At page 266, exercise 3.22 from Section §3.3.2, proposes the following
Instead of representing a queue as a pair of pointers, we can build a queue as a procedure with local state. The local state will consist of pointers to the beginning and the end of an ordinary list. Thus, the
make-queueprocedure will have the form(define (make-queue) (let ((front-ptr ...) (rear-ptr ...)) <definitions of internal procedures> (define (dispatch m) ...) dispatch))Complete the definition of
make-queueand provide implementations of the queue operations using this representation.
I easily came up with the following (I've used names the-list and last-pair instead of front-ptr and rear-ptr because I found it clearer, in this case):
(define (make-queue)
(let ((the-list '())
(last-pair '()))
(define (dispatch m)
(cond ((eq? m 'empty) (null? the-list))
((eq? m 'front) (if (null? the-list)
(error "can't take front of empty list")
(car the-list)))
((eq? m 'ins) (lambda (e)
(if (null? the-list)
(begin (set! the-list (list e))
(set! last-pair the-list))
(begin (set-cdr! last-pair (list e))
(set! last-pair (cdr last-pair))))
the-list))
((eq? m 'del) (begin
(if (null? the-list)
(error "can't delete from emtpy list")
(set! the-list (if (pair? the-list) (cdr the-list) '())))
the-list))
((eq? m 'disp) (display the-list)) ; added this for convenience
(else "error")))
dispatch))
(define (empty-queue? q) (q 'empty))
(define (front-queue q) (q 'front))
(define (insert-queue! q e) ((q 'ins) e))
(define (delete-queue! q) (q 'del))
(define (display-queue q) (q 'disp))
which seems to work pretty fairly well…
… except for one crucial point!
At the beginning of §3.3.2 the two desired mutators (that are part of the queue interface) are defined like this (my emphasis):
(insert-queue! <queue> <item>)inserts the item at the rear of the queue and returns the modified queue as its value.
(delete-queue! <queue>)removes the item at the front of the queue and returns the modified queue as its value, signaling an error if the queue is empty before the deletion.
My solution doesn't abide by those parts of the definition, because both insert-queue! and delete-queue! are returning the-list, which is the bare list, an implementation detail of the queue interface.

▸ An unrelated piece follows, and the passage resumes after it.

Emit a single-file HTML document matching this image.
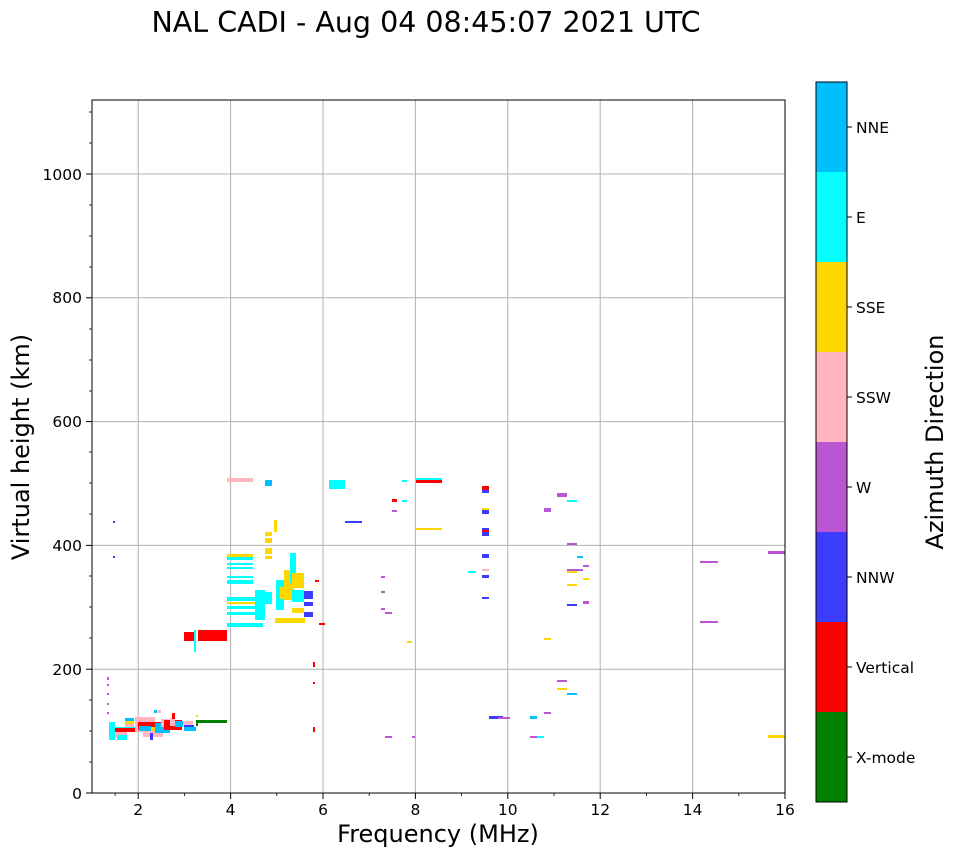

Indeed, my solution doesn't support things like these
(define q (make-queue)) ; ok
(insert-queue! (insert-queue! q 3) 4) ; doesn't work
(delete-queue! (delete-queue! q)) ; doesn't work
whereas I think it should.
I guess that the solution should see delete-queue! and insert-queue! return a mutated version of the dispatch function.
How do I do that?
No need for that. Simply define
(define (insert-queue! q e)
((q 'ins) e)
q)
(define (delete-queue! q)
(q 'del)
q)
The design is not clean though, as in, these queues are not persistent. The new version and the old share the same underlying buffer (list). There is no old version preserved anymore, just the current version.
So we don't return a new, modified queue; we return the same queue which has been mutated. Conceptually, that is. On a little bit lower level, we return the same dispatch procedure which is a part of the same closure which holds the same internal binding for the internal buffer, which has been mutated.
By the way, using the head sentinel trick, were you start with e.g. (list 1) instead of '(), usually leads to much simplified, clearer code.